I also didn’t like the red chair because it doesn’t allow much value contrast in the composition as a whole. So, I decided to simplify and blur the background, and paint the chair white instead of red. I also overworked the flowers, so I knew I would need to take it easy there on the next one. The last thing I didn’t like was the perspective. This is drawn from a point of view standing up above the chair. I don’t like that. So, I decided to push the chair out of the side of the painting, which would also remove the back end of the flower box. Everything on the left side of this composition is unnecessary, so I figured I’d just get rid of it.

Second Attempt

This time I decided to paint the chair white, so I started by masking off the entire chair. I then painted everything in large sweeping washes – one or two passes with a big old brush and let it go. This worked well, especially at the fence.

Unfortunately, the value I went with on the shadowed side of the flower box was much too dark. Which meant I needed to make the shadow on the patio almost black. Then, I didn’t have the courage to make the shadow as dark as it needed to be. I should have painted the box and the shadow with much the same values.
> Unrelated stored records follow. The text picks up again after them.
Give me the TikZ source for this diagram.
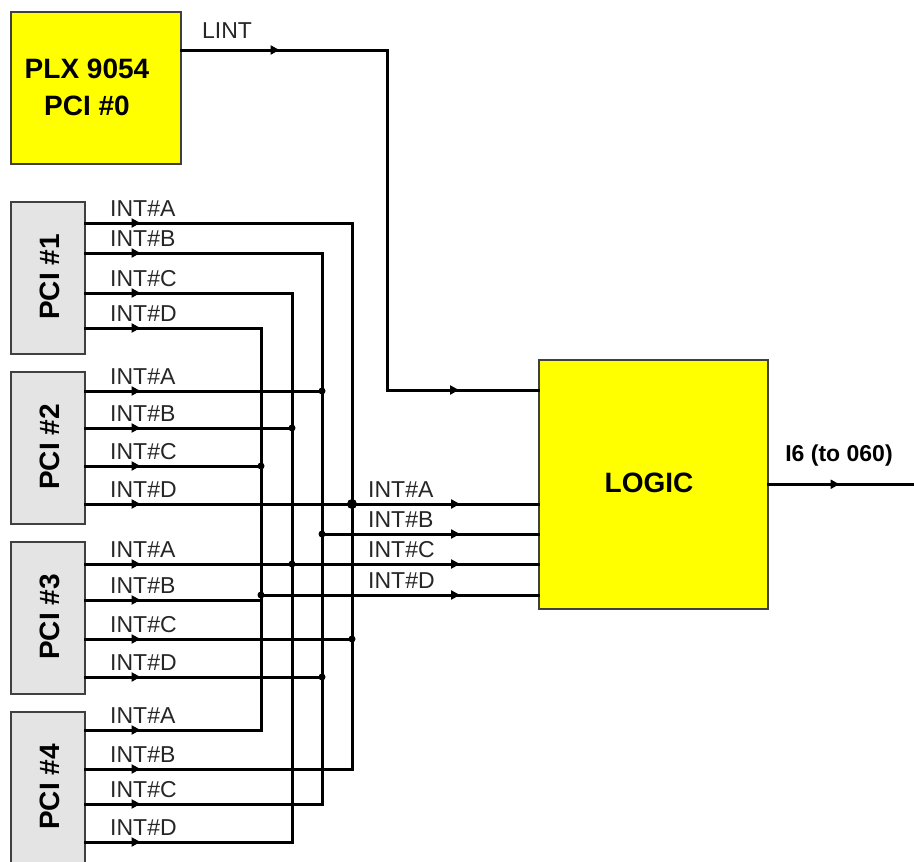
\documentclass[tikz,border=0pt]{standalone}
\usepackage{fontspec}
\setmainfont{Liberation Sans}
\usetikzlibrary{arrows.meta,decorations.markings}
\definecolor{pcigray}{HTML}{E4E4E4}
\definecolor{boxline}{HTML}{404040}
\definecolor{logicyellow}{HTML}{FFFF00}
\tikzset{
  wire/.style={line width=3pt, black, line cap=rect},
  tipmark/.style={postaction={decorate},
    decoration={markings, mark=at position #1 with {\arrow{Triangle[length=9pt,width=9pt]}}}},
  twomarks/.style 2 args={postaction={decorate},
    decoration={markings,
      mark=at position #1 with {\arrow{Triangle[length=9pt,width=9pt]}},
      mark=at position #2 with {\arrow{Triangle[length=9pt,width=9pt]}}}},
  pmark/.style={tipmark=55pt},
  omark/.style={tipmark=-78pt},
  box/.style={draw=boxline, line width=1.5pt, inner sep=0pt, anchor=north west},
  pcibox/.style={box, fill=pcigray, minimum width=74pt, minimum height=152pt},
  yellowbox/.style={box, fill=logicyellow},
  pcitext/.style={font=\bfseries\fontsize{28}{28}\selectfont, rotate=90, inner sep=0pt},
  lbl/.style={font=\fontsize{23}{23}\selectfont, anchor=west, inner sep=0pt, text=black!85},
  jdot/.style={fill=black},
}
\begin{document}
\begin{tikzpicture}[x=1pt,y=-1pt]
\useasboundingbox (0,0) rectangle (914,862);
\clip (0,0) rectangle (914,862);

% boxes
\node[yellowbox, minimum width=170pt, minimum height=152pt] (plx) at (10,11) {};
\node[font=\bfseries\fontsize{28}{37}\selectfont, align=center, inner sep=0pt] (plxtxt) at (87,87) {PLX 9054\\PCI \#0};
\node[pcibox] (pci1) at (10,201) {};
\node[pcibox] (pci2) at (10,371) {};
\node[pcibox] (pci3) at (10,541) {};
\node[pcibox] (pci4) at (10,711) {};
\node[pcitext] (t1) at (50,277) {PCI \#1};
\node[pcitext] (t2) at (50,447) {PCI \#2};
\node[pcitext] (t3) at (50,617) {PCI \#3};
\node[pcitext] (t4) at (50,787) {PCI \#4};
\node[yellowbox, minimum width=229pt, minimum height=249pt] (logic) at (538,359) {};
\node[font=\bfseries\fontsize{28}{28}\selectfont, inner sep=0pt] (logictxt) at (649,483) {LOGIC};

% bus coordinates
\coordinate (p1a) at (352,223); \coordinate (p1b) at (322,253);
\coordinate (p1c) at (292,293); \coordinate (p1d) at (261,328);
\coordinate (p2a) at (322,391); \coordinate (p2b) at (292,428);
\coordinate (p2c) at (261,466); \coordinate (p2d) at (352,504);
\coordinate (p3a) at (292,564); \coordinate (p3b) at (261,600);
\coordinate (p3c) at (352,639); \coordinate (p3d) at (322,677);
\coordinate (p4a) at (261,730); \coordinate (p4b) at (352,769);
\coordinate (p4c) at (322,804); \coordinate (p4d) at (292,842);
\coordinate (ob) at (322,534); \coordinate (od) at (261,595);
\coordinate (lc1) at (387,50); \coordinate (lc2) at (387,390);
\coordinate (i6end) at (920,484);

% vertical buses
\draw[wire] (p1a) -- (p4b);
\draw[wire] (p1b) -- (p4c);
\draw[wire] (p1c) -- (p4d);
\draw[wire] (p1d) -- (p4a);

% PCI 1
\draw[wire, pmark] (pci1.east |- p1a) -- (p1a);
\draw[wire, pmark] (pci1.east |- p1b) -- (p1b);
\draw[wire, pmark] (pci1.east |- p1c) -- (p1c);
\draw[wire, pmark] (pci1.east |- p1d) -- (p1d);
% PCI 2
\draw[wire, pmark] (pci2.east |- p2a) -- (p2a);
\draw[wire, pmark] (pci2.east |- p2b) -- (p2b);
\draw[wire, pmark] (pci2.east |- p2c) -- (p2c);
\draw[wire, twomarks={55pt}{-78pt}] (pci2.east |- p2d) -- (logic.west |- p2d);
% PCI 3
\draw[wire, twomarks={55pt}{-78pt}] (pci3.east |- p3a) -- (logic.west |- p3a);
\draw[wire, pmark] (pci3.east |- p3b) -- (p3b);
\draw[wire, pmark] (pci3.east |- p3c) -- (p3c);
\draw[wire, pmark] (pci3.east |- p3d) -- (p3d);
% PCI 4
\draw[wire, pmark] (pci4.east |- p4a) -- (p4a);
\draw[wire, pmark] (pci4.east |- p4b) -- (p4b);
\draw[wire, pmark] (pci4.east |- p4c) -- (p4c);
\draw[wire, pmark] (pci4.east |- p4d) -- (p4d);
% outputs B and D
\draw[wire, omark] (ob) -- (logic.west |- ob);
\draw[wire, omark] (od) -- (logic.west |- od);

% LINT
\draw[wire, line join=miter, twomarks={98pt}{-79pt}] (plx.east |- lc1) -- (lc1) -- (lc2) -- (logic.west |- lc2);
% I6
\draw[wire, tipmark=71pt] (logic.east) -- (logic.east -| i6end);

% junction dots
\fill[jdot] (p2d) circle (5pt);
\foreach \j in {p3c,p2a,ob,p3d,p2b,p3a,p2c,od} \fill[jdot] (\j) circle (3.5pt);

% labels
\node[lbl] (lint) at (202,31) {LINT};
\foreach \y/\n in {223/A,253/B,293/C,328/D,391/A,428/B,466/C,504/D,564/A,600/B,639/C,677/D,730/A,769/B,804/C,842/D}
  \node[lbl] (lab\y) at (110,\y-14) {INT\#\n};
\node[lbl] (oal) at (368,490) {INT\#A};
\node[lbl] (obl) at (368,520) {INT\#B};
\node[lbl] (ocl) at (368,550) {INT\#C};
\node[lbl] (odl) at (368,581) {INT\#D};
\node[font=\bfseries\fontsize{23}{23}\selectfont, inner sep=0pt] (i6) at (839,456) {I6 (to 060)};
\end{tikzpicture}
\end{document}
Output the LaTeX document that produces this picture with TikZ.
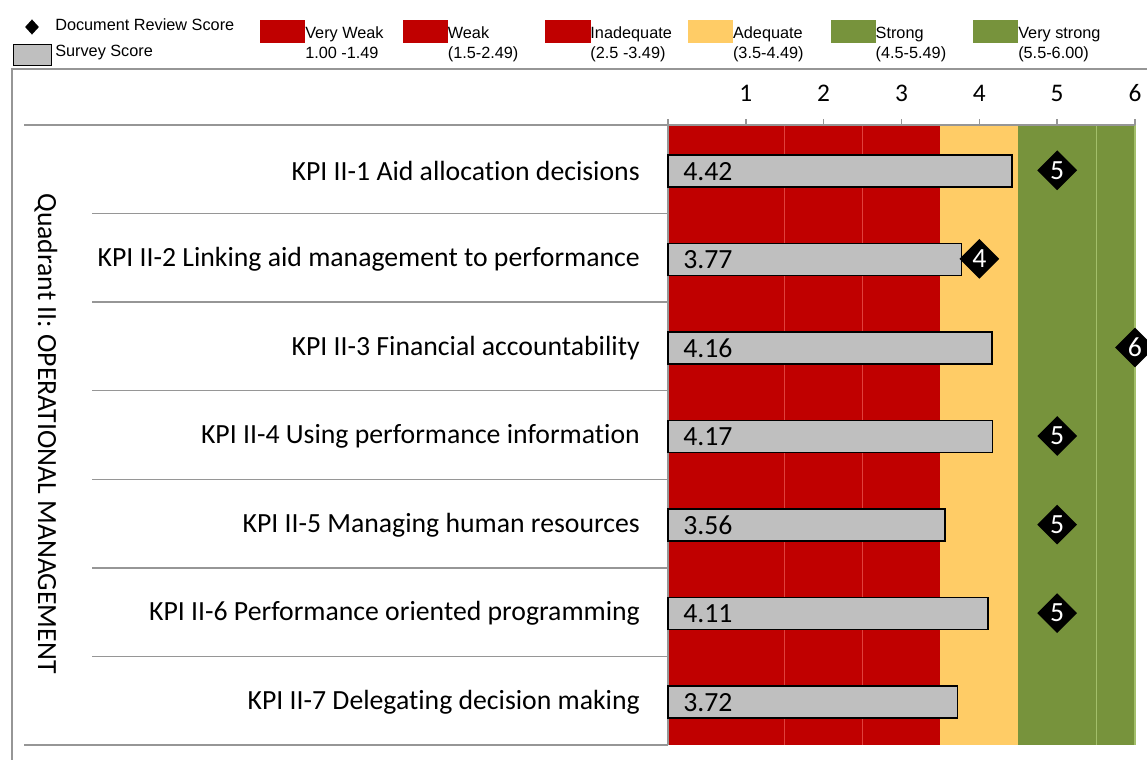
\documentclass[tikz,border=0pt]{standalone}
\usepackage{fontspec}
\setmainfont{Carlito}[Ligatures={NoCommon}]
\newfontfamily\legendFont{Liberation Sans}
\usetikzlibrary{shapes.geometric}

\definecolor{colorWeak}{HTML}{C00000}
\definecolor{colorAdequate}{HTML}{FFCC66}
\definecolor{colorStrong}{HTML}{77933C}
\definecolor{colorSurvey}{HTML}{BFBFBF}
\definecolor{colorFrame}{HTML}{969696}
\definecolor{colorGridWeak}{HTML}{E0403C}
\definecolor{colorGridStrong}{HTML}{A3BF6A}

\newcommand\plotLeft{668}
\newcommand\plotRight{1135}
\newcommand\plotTop{125}
\newcommand\plotBottom{745}
\newcommand\scoreUnit{77.83}
\newcommand\rowH{88.57}
\newcommand\legendDist{142.6}
\newcommand\chartFont{\fontsize{20.8}{24}\selectfont}

\tikzset{
	frameLine/.style={draw=colorFrame, line width=1.1pt},
	kpiLabel/.style={anchor=east, inner sep=0pt, font=\chartFont},
	surveyBar/.style={draw=black, line width=1.1pt, fill=colorSurvey},
	barValue/.style={anchor=west, inner sep=0pt, font=\chartFont},
	reviewMark/.style={diamond, fill=black, text=white, inner sep=0pt, minimum size=30pt, font=\chartFont},
	legendText/.style={anchor=west, inner sep=0pt, font=\legendFont\fontsize{12.2}{14}\selectfont},
	legendSwatch/.style={anchor=north west, inner sep=0pt, minimum width=33.8pt, minimum height=17pt},
	axisLabel/.style={inner sep=0pt, font=\fontsize{19}{22}\selectfont}
}

\begin{document}
\begin{tikzpicture}[x=0.75pt,y=-0.75pt]
	\clip (0,0) rectangle (1147,760);

	% legend
	\node[diamond, fill=black, inner sep=0pt, minimum width=10.5pt, minimum height=11.5pt] (legReview) at (32,27) {};
	\node[legendText] (legReviewText) at (55,25) {Document Review Score};
	\node[surveyBar, legendSwatch, minimum width=28.5pt, minimum height=15.5pt] (legSurvey) at (13,44) {};
	\node[legendText] (legSurveyText) at (55,53) {Survey Score};
	\foreach \k/\col/\bandName/\bandRange in {0/colorWeak/Very Weak/{1.00 -1.49},1/colorWeak/Weak/{(1.5-2.49)},2/colorWeak/Inadequate/{(2.5 -3.49)},3/colorAdequate/Adequate/{(3.5-4.49)},4/colorStrong/Strong/{(4.5-5.49)},5/colorStrong/Very strong/{(5.5-6.00)}}{
		\node[legendSwatch, fill=\col] (sw\k) at ({260+\k*\legendDist},20) {};
		\node[legendText, anchor=base west] (swName\k) at ({305+\k*\legendDist},38) {\bandName};
		\node[legendText, anchor=base west] (swRange\k) at ({305+\k*\legendDist},58) {\bandRange};
	}

	% outer frame and row lines
	\draw[frameLine] (12,760) to (12,69) to (1147,69);
	\draw[frameLine] (24,\plotTop) to (\plotRight,\plotTop);
	\draw[frameLine] (24,\plotBottom) to (\plotLeft,\plotBottom);
	\foreach \i in {1,...,6}{
		\draw[frameLine] (92,\plotTop+\i*\rowH) to ++(\plotLeft-92,0);
	}
	\node[rotate=-90, inner sep=0pt, font=\chartFont] (quadrant) at (46,433.5) {Quadrant II: OPERATIONAL MANAGEMENT};

	% bands
	\fill[colorWeak] (\plotLeft,\plotTop) rectangle ({\plotLeft+3.5*\scoreUnit},\plotBottom);
	\fill[colorAdequate] ({\plotLeft+3.5*\scoreUnit},\plotTop) rectangle ({\plotLeft+4.5*\scoreUnit},\plotBottom);
	\fill[colorStrong] ({\plotLeft+4.5*\scoreUnit},\plotTop) rectangle (\plotRight,\plotBottom);
	\foreach \g in {1.5,2.5}{
		\draw[colorGridWeak, line width=0.5pt] ({\plotLeft+\g*\scoreUnit},\plotTop) to ++(0,\plotBottom-\plotTop);
	}
	\draw[colorGridStrong, line width=0.5pt] ({\plotLeft+5.5*\scoreUnit},\plotTop) to ++(0,\plotBottom-\plotTop);
	\draw[colorGridStrong, line width=0.8pt] (\plotRight,\plotTop) to (\plotRight,\plotBottom);
	\draw[frameLine] (\plotLeft,\plotTop) to (\plotLeft,\plotBottom);
	\draw[frameLine] (\plotLeft,\plotTop) to (\plotRight,\plotTop);

	% axis
	\foreach \k in {0,...,6}{
		\draw[frameLine] ({\plotLeft+\k*\scoreUnit},\plotTop) to ++(0,-6);
	}
	\foreach \k in {1,...,6}{
		\node[axisLabel] (axis\k) at ({\plotLeft+\k*\scoreUnit},93) {\k};
	}

	% rows
	\foreach \i/\kpiName/\survey in {1/{KPI II-1 Aid allocation decisions}/4.42,2/{KPI II-2 Linking aid management to performance}/3.77,3/{KPI II-3 Financial accountability}/4.16,4/{KPI II-4 Using performance information}/4.17,5/{KPI II-5 Managing human resources}/3.56,6/{KPI II-6 Performance oriented programming}/4.11,7/{KPI II-7 Delegating decision making}/3.72}{
		\pgfmathsetmacro\rowY{\plotTop+(\i-0.5)*\rowH}
		\node[kpiLabel] (kpi\i) at (640,\rowY+1.5) {\kpiName};
		\draw[surveyBar] (\plotLeft,\rowY-14.5) rectangle ({\plotLeft+\survey*\scoreUnit},\rowY+17.5);
		\node[barValue] (sv\i) at (683,\rowY+2) {\survey};
	}
	\foreach \i/\review in {1/5,2/4,3/6,4/5,5/5,6/5}{
		\pgfmathsetmacro\rowY{\plotTop+(\i-0.5)*\rowH}
		\node[reviewMark] (dr\i) at ({\plotLeft+\review*\scoreUnit},\rowY+1) {\review};
	}
\end{tikzpicture}
\end{document}
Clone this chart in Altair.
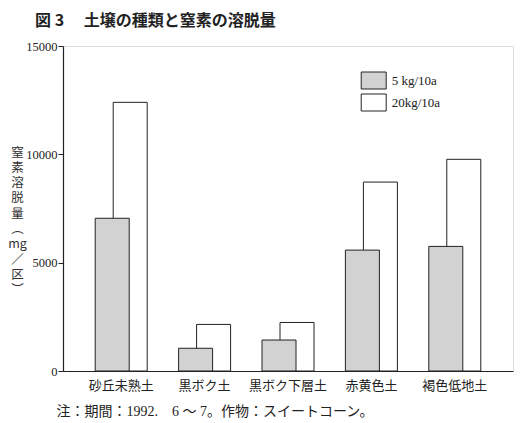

I then used clean water to wet the paper above the fence on the right. I then dabbed some greens, yellows, and blues to the wet paper in an attempt to make distant trees with very soft edges. That worked really well.

Then, I removed the masking fluid. It ripped the paper-I am pretty sure it’s because I used a hair dryer to dry the initial washes. I find the masking fluid comes off perfectly, unless I use a hair dryer. Something happens to the stuff when it gets hot, and it seems to sink deeper into the paper, making it hard to remove without damaging the paper.

Once the masking fluid was removed, I painted the chair. I wanted to keep most of the chair white, so I just used a T3b light blue to add shadows.

Then I went in and painted the flowers. Then I painted the flowers some more. Then I figured they were close to being overworked, so I worked on em. And then they were totally overworked, so I worked on em some more… because I’m an idiot.

I decided that on the next one, I would change the perspective to be nearly eye level with the arms of the chair, and I would not use any masking fluid.

Third Attempt

My third attempt came out ok. I like the perspective, and the flowers. The shadow I don’t like as much – because I had to be careful with it, due to my decision not to mask anything off.

If I were to do this again, I would use packing tape for a frisket on the chair and pole.

When I painted the fence, I left a lot of white space in order to allow the flowers to be painted freshly on bare paper. This turned out to be 100% necessary in order to avoid overworking the flowers.

When that was all done, the background felt super bare. I liked the effect I achieved on the last painting, but wanted to try something else. So, instead of blurry greens and yellows, I decided to paint a loose tree shape in blue. I figured this would add interest, and keep the background in the back. I should have left that tree as a lighter blue, and allowed more edges to blue.

The flowers worked well. At first I wasn’t happy with them, and then I added some very strong Indie Blue to increase contrast in the plants. That addition made the plants so much better.

I like the lines I got on the chair by not relying on masking fluid, but I wasn’t able to paint the shadows well because of it. Next time I need to use frisket, or a different brush on the shadows. It’s imperative that those shadows end up being painted as a single flat wash.

I won’t be trying this one again, because I’m not really huge fan of the subject – a painting of an Adirondack Chair feels tacky. I tried to class it up a bit, but it still feels pretty chincy to me.

Shadow Touch Up

I realized that half of the chair should be in shadow from the roof of the porch – so I painted some shadows on the chair. Now it’s done done.